Movies Seen: Stray Dog, Tsotsi, In the Heat of the Night

Ah, a veritable selection of goodly films! What a way to signal my return to movie rental mode. I really got these over the weekend, but being too busy to see them then, have been having extra busy weekdays lately, vis-a-vis movie watching.

Stray Dog

Yet another excellent Kurosawa flick. The 1949 movie has a very young Toshiro Mifune playing Murakami, a young police officer on the lookout for his stolen pistol, getting increasingly panicky and guilt ridden each time his pistol is found to be involved in a crime, such that he's on the verge of a nervous breakdown towards the end of the film. There to help and advise him is Takashi Shimura, playing an older wiser officer.
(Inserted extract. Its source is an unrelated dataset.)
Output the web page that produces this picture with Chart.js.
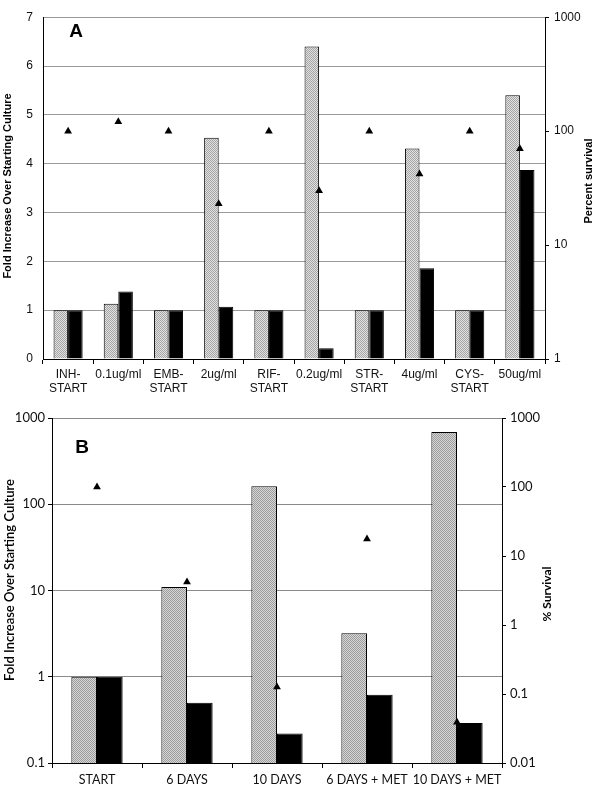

The interplay between the two main characters is enjoyable as always. They feed off each other, one aggressive, the other more experienced. Parallels are also drawn between the young officer and the gun's user, whom they discover have pretty similar profiles, and the question of what makes a man resort to crime is raised. All this within a sweltering Tokyo heatwave.

Like Kurosawa's High and Low, this film also deals with a painstaking police investigation, with officers following lead after lead to find what they want. The investigation however, only makes up the second half of High and Low, whereas here, it seems to take up the entire film.


Tsotsi

A 2005 film written and directed by Gavin Hood about a gangster from the slums of Johannesburg, who's forced to take a hard look at his life, after a crime he commits results in unintended consequences. Graphically violent, well made but not for everyone, the movie forces people to sympathise with a criminal.

In the Heat of the Night

A 1967 film directed by Norman Jewison (Fiddler on the Roof, Jesus Christ Superstar). Sidney Poitier plays Virgil Tibbs, a policemen who's forced to team up with a racist police force to solve a VIP's murder in a small town, inspite of the odds being piled against him. Another movie dealing with mostly a police investigation, with a look at the personal lives of the characters involved, only this time the main shadow overlooking the plot is racism. Good movie.

Based on a 1965 John Ball novel. John Ball's first novel in fact (and one that won him an award). He went on to write 6 sequels and a short story with the same leading character. The movie based on his first book went on to get two sequels of it's own and a T.V series.